The last criterion we have to verify is the Toda bracket. This follows from one of Toda’s most basic identities: if $\alpha$ is divisible by $2$ (as it is in our case) then

\[\{2,\alpha,2\} = \alpha\eta = \frac{\alpha}{2}\cdot 2\eta = 0\]

as desired. Note that $\sigma$ is in degree $7$, so the resulting self map of $\mathbb{S}/2$ will be in degree $8$. Hence we only get from here a $v_1^4$-self map at $p=2$.

Minimality

Does $\mathbb{S}/2$ admit a $v_1$ map of lower periodicity than $4$? If it did, then by the previous argument, it should come from some element of $\pi_*\mathbb{S}$ with $e$-invariant equal to $\frac{1}{2}$. The computation of the stable stem in degrees up to $7$ is classical, and can be found e.g. in Toda’s book. Here are all the elements of order $2$:

\[\begin{array}{c | c} \ast & \text{order $2$ elements in $\pi_*\mathbb{S}$} \\ \hline 0 & \tiny{\text{N/A}} \\ 1 & \eta \\ 2 & \eta^2 \\ 3 & 12\nu \\ 4 & \tiny{\text{N/A}} \\ 5 & \tiny{\text{N/A}} \\ 6 & \nu^2 \\ 7 & 120\sigma \\ \end{array}\]

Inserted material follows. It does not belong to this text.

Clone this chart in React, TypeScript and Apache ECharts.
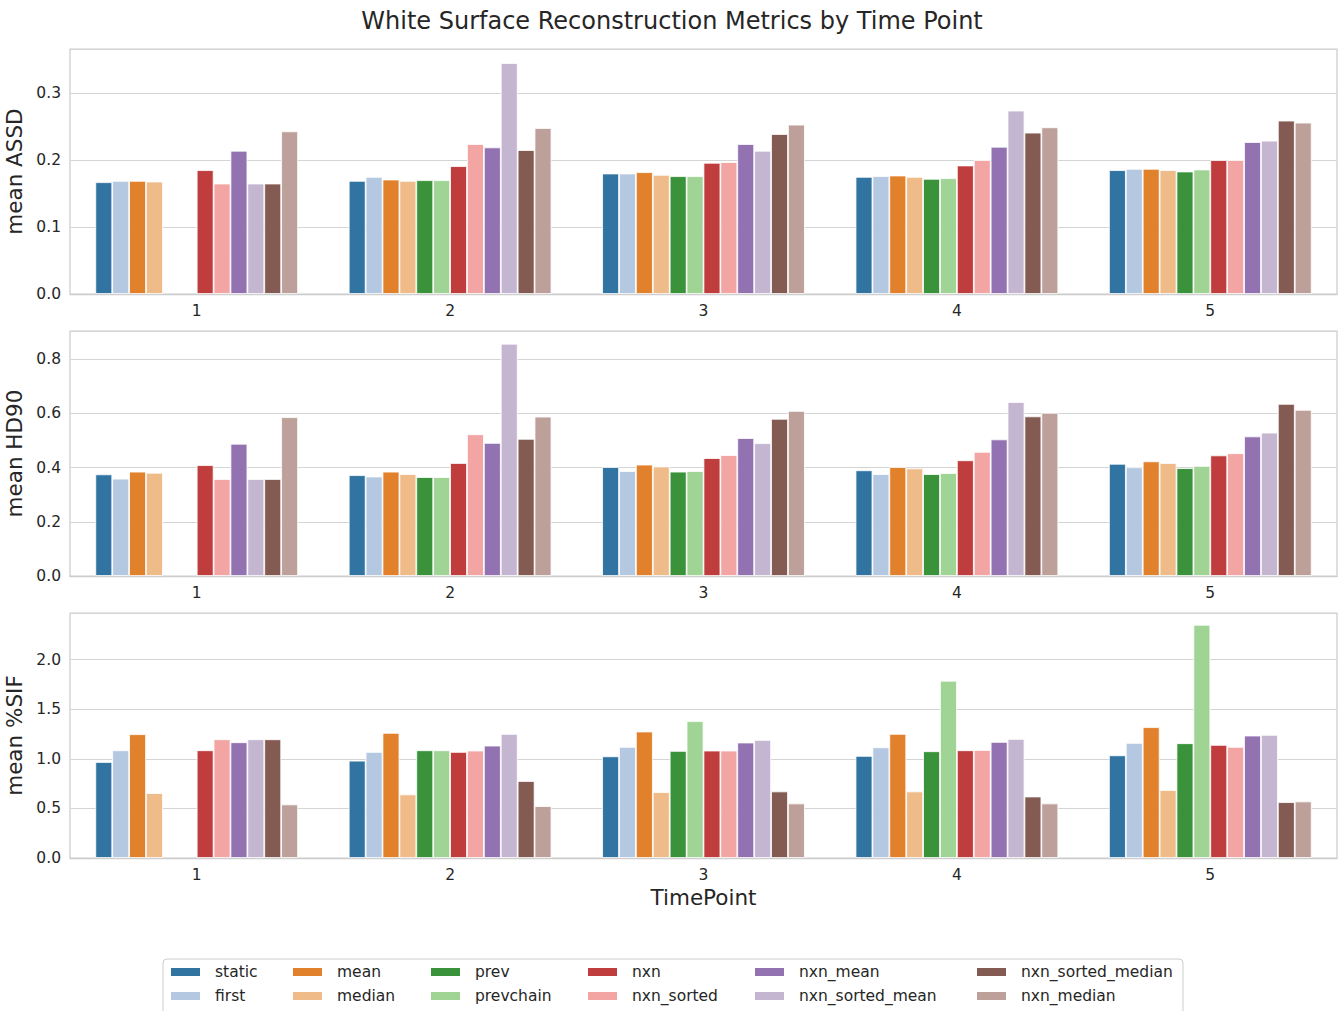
import React, { useEffect, useRef } from "react";
import * as echarts from "echarts";

const FONT = "DejaVu Sans";
const TEXT = "#262626";

const categories = ["1", "2", "3", "4", "5"];

const methods = [
  "static",
  "first",
  "mean",
  "median",
  "prev",
  "prevchain",
  "nxn",
  "nxn_sorted",
  "nxn_mean",
  "nxn_sorted_mean",
  "nxn_sorted_median",
  "nxn_median",
];

const colors = [
  "#3274a1",
  "#b5c8e1",
  "#e1812c",
  "#eebb89",
  "#3a923a",
  "#9fd495",
  "#c03d3e",
  "#f2a5a3",
  "#9372b2",
  "#c4b6d0",
  "#845b53",
  "#bea09a",
];

// rows follow `methods`, columns follow `categories`
const assdValues: (number | null)[][] = [
  [0.167, 0.169, 0.18, 0.175, 0.185],
  [0.169, 0.175, 0.18, 0.176, 0.187],
  [0.169, 0.171, 0.182, 0.177, 0.187],
  [0.168, 0.169, 0.178, 0.175, 0.185],
  [null, 0.17, 0.176, 0.172, 0.183],
  [null, 0.17, 0.176, 0.173, 0.186],
  [0.185, 0.191, 0.196, 0.192, 0.2],
  [0.165, 0.224, 0.197, 0.2, 0.2],
  [0.214, 0.219, 0.224, 0.22, 0.227],
  [0.165, 0.345, 0.214, 0.274, 0.229],
  [0.165, 0.215, 0.239, 0.241, 0.259],
  [0.243, 0.248, 0.253, 0.249, 0.256],
];

const hd90Values: (number | null)[][] = [
  [0.375, 0.372, 0.402, 0.39, 0.414],
  [0.359, 0.367, 0.387, 0.376, 0.401],
  [0.385, 0.385, 0.411, 0.402, 0.423],
  [0.381, 0.376, 0.404, 0.397, 0.417],
  [null, 0.365, 0.385, 0.376, 0.398],
  [null, 0.365, 0.387, 0.38, 0.406],
  [0.409, 0.417, 0.435, 0.427, 0.445],
  [0.358, 0.523, 0.446, 0.458, 0.453],
  [0.488, 0.491, 0.509, 0.504, 0.515],
  [0.358, 0.857, 0.49, 0.642, 0.529],
  [0.358, 0.506, 0.58, 0.589, 0.635],
  [0.586, 0.588, 0.609, 0.602, 0.613],
];

const sifValues: (number | null)[][] = [
  [0.968, 0.981, 1.025, 1.029, 1.035],
  [1.086, 1.069, 1.12, 1.116, 1.16],
  [1.248, 1.261, 1.275, 1.251, 1.319],
  [0.654, 0.641, 0.664, 0.671, 0.685],
  [null, 1.086, 1.079, 1.076, 1.157],
  [null, 1.086, 1.379, 1.787, 2.351],
  [1.086, 1.069, 1.083, 1.086, 1.14],
  [1.197, 1.083, 1.083, 1.089, 1.12],
  [1.167, 1.133, 1.164, 1.17, 1.234],
  [1.197, 1.251, 1.19, 1.2, 1.241],
  [1.197, 0.776, 0.671, 0.62, 0.563],
  [0.54, 0.523, 0.55, 0.55, 0.57],
];

const panelNames = ["mean ASSD", "mean HD90", "mean %SIF"];
const panelMax = [0.366, 0.904, 2.47];
const panelInterval = [0.1, 0.2, 0.5];

export default function App() {
  const ref = useRef<HTMLDivElement>(null);

  useEffect(() => {
    if (!ref.current) return;
    const chart = echarts.init(ref.current, null, { renderer: "svg" });
    const panels = [assdValues, hd90Values, sifValues];
    const tops = [49, 331, 613];

    const grids = tops.map((t) => ({
      left: 70,
      top: t,
      width: 1267,
      height: 245,
      show: true,
      borderColor: "#cccccc",
      borderWidth: 1.25,
      backgroundColor: "transparent",
      containLabel: false,
      outerBoundsMode: "none",
    }));

    const xAxes = tops.map((_, g) => ({
      type: "category",
      gridIndex: g,
      data: categories,
      axisLine: { show: true, lineStyle: { color: "#cccccc", width: 1.25 } },
      axisTick: { show: false },
      axisLabel: { color: TEXT, fontSize: 15.5, fontFamily: FONT, margin: 9 },
      splitLine: { show: false },
      ...(g === 2
        ? {
            name: "TimePoint",
            nameLocation: "middle",
            nameGap: 28,
            nameTextStyle: { color: TEXT, fontSize: 21.5, fontFamily: FONT },
          }
        : {}),
    }));

    const yAxes = tops.map((_, g) => {
      const iv = panelInterval[g];
      return {
        type: "value",
        gridIndex: g,
        min: 0,
        max: panelMax[g],
        interval: iv,
        axisLine: { show: false },
        axisTick: { show: false },
        axisLabel: {
          color: TEXT,
          fontSize: 15.5,
          fontFamily: FONT,
          margin: 9,
          showMaxLabel: false,
          formatter: (v: number) =>
            Math.abs(v / iv - Math.round(v / iv)) < 1e-6 ? v.toFixed(1) : "",
        },
        splitLine: { show: true, lineStyle: { color: "#d5d5d5", width: 1 } },
        name: panelNames[g],
        nameLocation: "middle",
        nameGap: 31,
        nameTextStyle: { color: TEXT, fontSize: 21.5, fontFamily: FONT },
      };
    });

    const series: any[] = [];
    panels.forEach((vals, g) => {
      methods.forEach((m, i) => {
        series.push({
          type: "bar",
          name: m,
          xAxisIndex: g,
          yAxisIndex: g,
          data: vals[i],
          barGap: "0%",
          barCategoryGap: "20%",
          itemStyle: { color: colors[i], borderColor: "#ffffff", borderWidth: 0.8 },
          emphasis: { disabled: true },
        });
      });
    });

    const legendLefts = [169, 291, 429, 586, 753, 975];
    const legends = legendLefts.map((left, c) => ({
      orient: "vertical",
      left,
      top: 964,
      padding: 0,
      itemWidth: 31,
      itemHeight: 10,
      itemGap: 8,
      icon: "rect",
      selectedMode: false,
      data: [methods[c * 2], methods[c * 2 + 1]],
      textStyle: {
        color: TEXT,
        fontSize: 15.5,
        fontFamily: FONT,
        lineHeight: 16,
        padding: [0, 0, 0, 9],
      },
    }));

    chart.setOption({
      animation: false,
      backgroundColor: "#ffffff",
      textStyle: { fontFamily: FONT },
      title: {
        text: "White Surface Reconstruction Metrics by Time Point",
        left: "center",
        top: 4,
        textStyle: { color: TEXT, fontSize: 24, fontWeight: "normal", fontFamily: FONT },
      },
      grid: grids,
      xAxis: xAxes,
      yAxis: yAxes,
      legend: legends,
      series,
      graphic: [
        {
          type: "rect",
          shape: { x: 163, y: 959, width: 1020, height: 80, r: 4 },
          style: { fill: "none", stroke: "#cccccc", lineWidth: 1 },
          silent: true,
          z: -1,
        },
      ],
    });

    return () => chart.dispose();
  }, []);

  return (
    <div
      ref={ref}
      style={{ position: "absolute", left: 0, top: 0, width: 1344, height: 1011 }}
    />
  );
}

Let’s compute all their $e$-invariants. In degrees $2$ and $6$ the image of $J$ is trivial, and recall that the linear complement to the image of $J$ is precisely the kernel of the $e$-invariant. That is to say, $\eta^2$ and $\nu^2$ must have trivial $e$-invariant, and not $\frac{1}{2}$.

The other interesting cases $\eta$ and $\nu$ do indeed belong to the image of $J$. The whole point of Adams’s paper is in fact to compute the image of $J$, so along the way he computed all the $e$-invariants of everything there. $e(\eta)$ actually does happen to be $\frac{1}{2}$, but the Toda bracket criterion fails; again from the fundamental Toda identity,

\[\{2,\eta,2\} = \eta^2\]

This time we cannot divide $\eta$ by $2$ so the result is nonzero.

Lastly in degree $3$, the $e$-invariant defined with respect to real $KO$-theory defines an isomorphism $\pi_3\mathbb{S} \to \mathbb{Z}/24$ similarly to what happened in degree $7$. Consequently the real $e$-invariant of $12\nu$ is indeed $\frac{1}{2}$. However we are only considering $e$-invariants against the complex $KU$-theory. It turns out that the complex version equals double the real version, so the actual (complex) $e$-invariant of $12\nu$ is $1\equiv 0\mod\mathbb{Z}$.

This completes the proof of minimality for the periodicity of $v_1^4$ at $p=2$.

Footnotes

  1. Adams described his $\mu$-family as something “every homotopy theorist know and love, but need not concern anyone else.” 

  2. All $d$- and $e$-invariants in this post are with respect to the spectrum $KU$. 

  3. I think this should be pretty easy with the EHP sequence, though I haven’t checked.